Ufarte vermisst seinen langjährigen Freund, der 2014 verstarb, und den er als hervorragenden Motivator in Erinnerung hat. "Er war sehr clever, kannte sich im Fussball hervorragend aus und konnte gut mit den Spielern umgehen. Seine große Tugend war es, dass er es geschafft hat, den Spielern viel Selbstbewusstsein einzuhauchen und sie davon zu überzeugen, dass wir Europameister werden würden." Aragonés führte Einzelgespräche mit den Spielern, und Xavi Hernández war eine feste Größe auf seiner Kaderliste. "Er spielte eine fundamentale Rolle. Er war Luis' verlängerter Arm auf dem Spielfeld. Ein Ausnahmespieler, der über alle erforderlichen Eigenschaften verfügte, um eine Mannschaft um ihn herum aufbauen zu können."

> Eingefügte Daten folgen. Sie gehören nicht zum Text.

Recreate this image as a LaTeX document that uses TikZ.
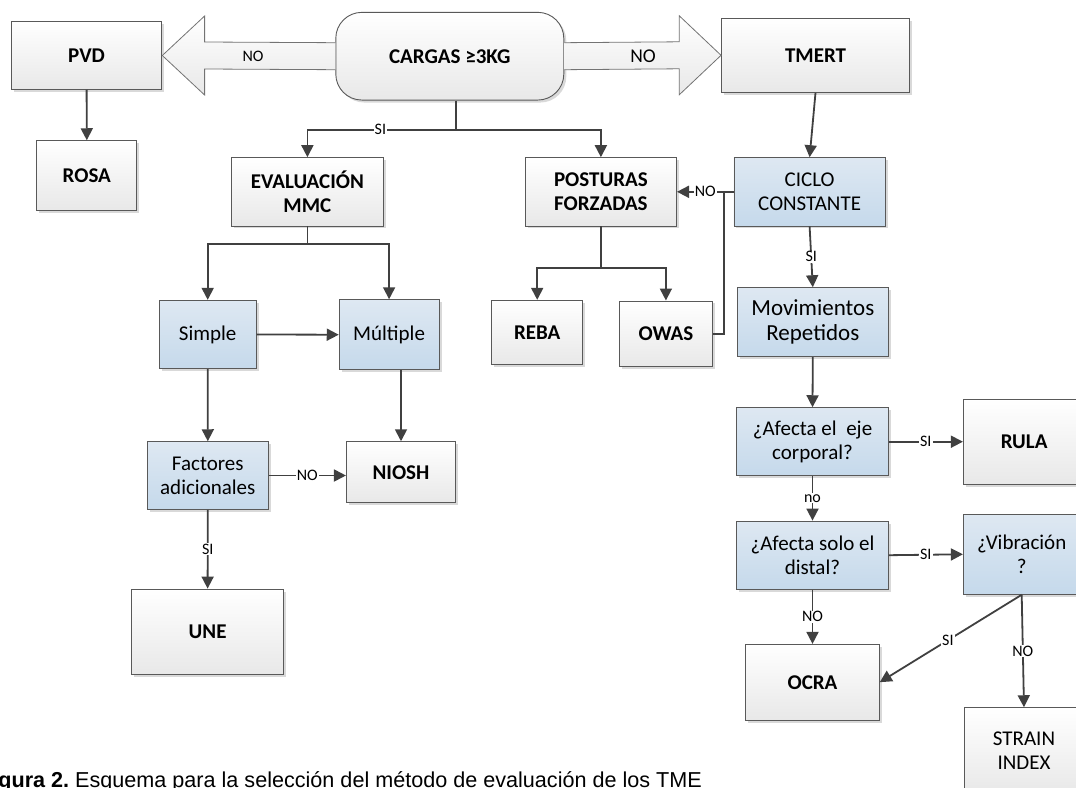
\documentclass[tikz,border=0pt]{standalone}
\usepackage{fontspec}
\setmainfont{Carlito}
\newfontfamily\capfont{Liberation Sans}
\usetikzlibrary{arrows.meta,calc,shadows}
\definecolor{bdr}{RGB}{89,89,89}
\definecolor{boxgray}{RGB}{232,232,232}
\definecolor{blueT}{RGB}{222,232,242}
\definecolor{blueB}{RGB}{197,217,235}
\definecolor{lineC}{RGB}{64,64,64}
\definecolor{bigbdr}{RGB}{115,115,115}
\begin{document}
\begin{tikzpicture}[x=1pt,y=-1pt,
  box/.style={draw=bdr, line width=0.9pt, inner sep=0pt, align=center,
    drop shadow={shadow xshift=2.5pt, shadow yshift=-2.5pt, fill=black, opacity=0.15}},
  graybox/.style={box, top color=white, bottom color=boxgray, font=\fontsize{21}{24}\selectfont\bfseries},
  bluebox/.style={box, top color=blueT, bottom color=blueB, font=\fontsize{21}{24}\selectfont},
  conn/.style={draw=lineC, line width=1.8pt},
  arr/.style={conn, -{Triangle[length=12pt,width=12pt]}},
  lbl/.style={fill=white, inner sep=1pt, text=black, font=\fontsize{16}{16}\selectfont},
  blockarr/.style={draw=bigbdr, line width=0.8pt, top color=white, bottom color=boxgray},
  wh/.style 2 args={minimum width=#1pt, minimum height=#2pt}
]
\useasboundingbox (0,0) rectangle (1076,787);
\clip (0,0) rectangle (1076,787);

% nodes
\node[graybox, wh={150.5}{67.6}] (pvd) at (86.6,55.5) {PVD};
\node[graybox, wh={228}{87.7}, rounded corners=26pt] (cargas) at (449.8,56.2) {CARGAS ≥3KG};
\node[graybox, wh={188}{74}] (tmert) at (815.5,55.3) {TMERT};
\node[graybox, wh={99.9}{70}] (rosa) at (86.8,175.7) {ROSA};
\node[graybox, wh={151.9}{68.3}] (eval) at (307.4,191.8) {EVALUACIÓN\\MMC};
\node[graybox, wh={151.3}{68.3}] (post) at (600.9,191.8) {POSTURAS\\FORZADAS};
\node[bluebox, wh={151.3}{68.3}] (ciclo) at (809.6,191.8) {CICLO\\CONSTANTE};
\node[bluebox, wh={97.1}{68.4}] (simple) at (207.7,334.5) {Simple};
\node[bluebox, wh={99.8}{70}] (mult) at (389.1,334.7) {Múltiple};
\node[graybox, wh={90.8}{64}] (reba) at (537.2,332.3) {REBA};
\node[graybox, wh={93.5}{65.7}] (owas) at (665.9,333.8) {OWAS};
\node[bluebox, wh={151.6}{69}, font=\fontsize{23}{25}\selectfont] (mov) at (812.8,322.2) {Movimientos\\Repetidos};
\node[bluebox, wh={120.9}{67.6}] (fact) at (207.8,475.5) {Factores\\adicionales};
\node[graybox, wh={109.2}{61}] (niosh) at (401,472.2) {NIOSH};
\node[graybox, wh={151.5}{85.3}] (une) at (207.6,631.7) {UNE};
\node[bluebox, wh={151.6}{68}] (eje) at (812.5,441.7) {¿Afecta el\ \ eje\\corporal?};
\node[graybox, wh={121.7}{85.3}] (rula) at (1024.2,441.7) {RULA};
\node[bluebox, wh={151.6}{68.3}] (dist) at (812.5,555.2) {¿Afecta solo el\\distal?};
\node[bluebox, wh={116.7}{80}] (vib) at (1021.7,554.3) {¿Vibración\\?};
\node[graybox, wh={133.6}{75.7}] (ocra) at (812.5,682.2) {OCRA};
\node[graybox, wh={119.7}{86.6}, font=\fontsize{21}{24}\selectfont] (strain) at (1024,751) {STRAIN\\INDEX};

% block arrows
\draw[blockarr] ($(cargas.west)+(0,-13.5)$) -- ($(pvd.east)+(42.3,-13.5)$) -- ($(pvd.east)+(42.3,-39.5)$)
  -- (pvd.east) -- ($(pvd.east)+(42.3,39.5)$) -- ($(pvd.east)+(42.3,13.5)$) -- ($(cargas.west)+(0,13.5)$);
\draw[blockarr] ($(cargas.east)+(0,-13.5)$) -- ($(tmert.west)+(-41.8,-13.5)$) -- ($(tmert.west)+(-41.8,-39.5)$)
  -- (tmert.west) -- ($(tmert.west)+(-41.8,39.5)$) -- ($(tmert.west)+(-41.8,13.5)$) -- ($(cargas.east)+(0,13.5)$);
\node[font=\fontsize{16}{16}\selectfont, inner sep=0pt] (noL) at ($(cargas.west)!0.476!(pvd.east)$) {NO};
\node[font=\fontsize{19.5}{19.5}\selectfont, inner sep=0pt] (noR) at ($(cargas.east)!0.503!(tmert.west)$) {NO};

% connectors
\draw[conn] ([xshift=6.5pt]cargas.south) -- ++(0,29.3) coordinate (s1);
\draw[arr] (s1) -| node[lbl, pos=0.255]{SI} (eval.north);
\draw[arr] (s1) -| (post.north);
\draw[arr] (pvd.south) -- (rosa.north);
\draw[arr] (tmert.south) -- (ciclo.north);
\draw[conn] (eval.south) -- ++(0,17.3) coordinate (s2);
\draw[arr] (s2) -| (simple.north);
\draw[arr] (s2) -| (mult.north);
\draw[arr] (simple.east) -- (mult.west);
\draw[arr] (simple.south) -- (fact.north);
\draw[arr] (mult.south -| niosh.north) -- (niosh.north);
\draw[arr] (fact.east) -- node[lbl]{NO} (fact.east -| niosh.west);
\draw[arr] (fact.south) -- node[lbl]{SI} (une.north);
\draw[conn] (post.south) -- ++(0,41.7) coordinate (s3);
\draw[arr] (s3) -| (reba.north);
\draw[arr] (s3) -| (owas.north);
\draw[conn] (owas.east) -- ++(11,0) |- ([xshift=-10.3pt]ciclo.west);
\draw[arr] (ciclo.west) -- node[lbl]{NO} (post.east);
\draw[arr] (ciclo.south) -- node[lbl]{SI} (mov.north);
\draw[arr] (mov.south) -- (eje.north);
\draw[arr] (eje.east) -- node[lbl]{SI} (rula.west);
\draw[arr] (eje.south) -- node[lbl]{no} (dist.north);
\draw[arr] (dist.east) -- node[lbl]{SI} (vib.west);
\draw[arr] (dist.south) -- node[lbl]{NO} (ocra.north);
\draw[arr] (vib.south) -- node[lbl, pos=0.52]{SI} (ocra.east);
\draw[arr] (vib.south) -- node[lbl]{NO} (strain.north);

% caption
\node[anchor=base west, inner sep=0pt, font=\capfont\fontsize{21.6}{22}\selectfont] (cap) at (75,787.3)
  {\llap{\bfseries Figura 2.\ }Esquema para la selección del método de evaluación de los TME};
\end{tikzpicture}
\end{document}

In Frankreich wird das Team nach zwölf Jahren das erste große Turnier ohne den Mittelfeldspieler bestreiten. Tatsächlich stehen nur noch fünf Akteure im Kader, die bereits bei der EURO 2008 dabei waren, nämlich Iker Casillas, Sergio Ramos, Andrés Iniesta, David Silva und Cesc Fábregas. Außerdem herrscht gemeinhin Unsicherheit darüber, ob sich mit dem Auftritt bei der WM in Brasilien ein Kreis geschlossen hat, oder ob man weiterhin den ganz großen Erfolg anstreben kann.

"Natürlich ist es nicht einfach, Xavi zu ersetzen, aber ich glaube, dass weiterhin sehr gute Spieler im Team sind und dass die Mannschaft eine hervorragende Europameisterschaft spielen kann. Wenn wir mit Bescheidenheit und harter Arbeit an die Sache herangehen, ist sogar der Titel drin. Allerdings sehe ich das Feld sehr ausgeglichen mit drei klaren Favoriten: Spanien, Deutschland und Frankreich."

Der 75-Jährige wird selbst nicht nach Frankreich reisen, doch er wird seinen ehemaligen Schützlingen von zu Hause aus die Daumen drücken und fest daran glauben, dass sie den Pokal noch einmal holen. Genau wie 2008, als alles anfing – mit ihm selbst und Aragonés.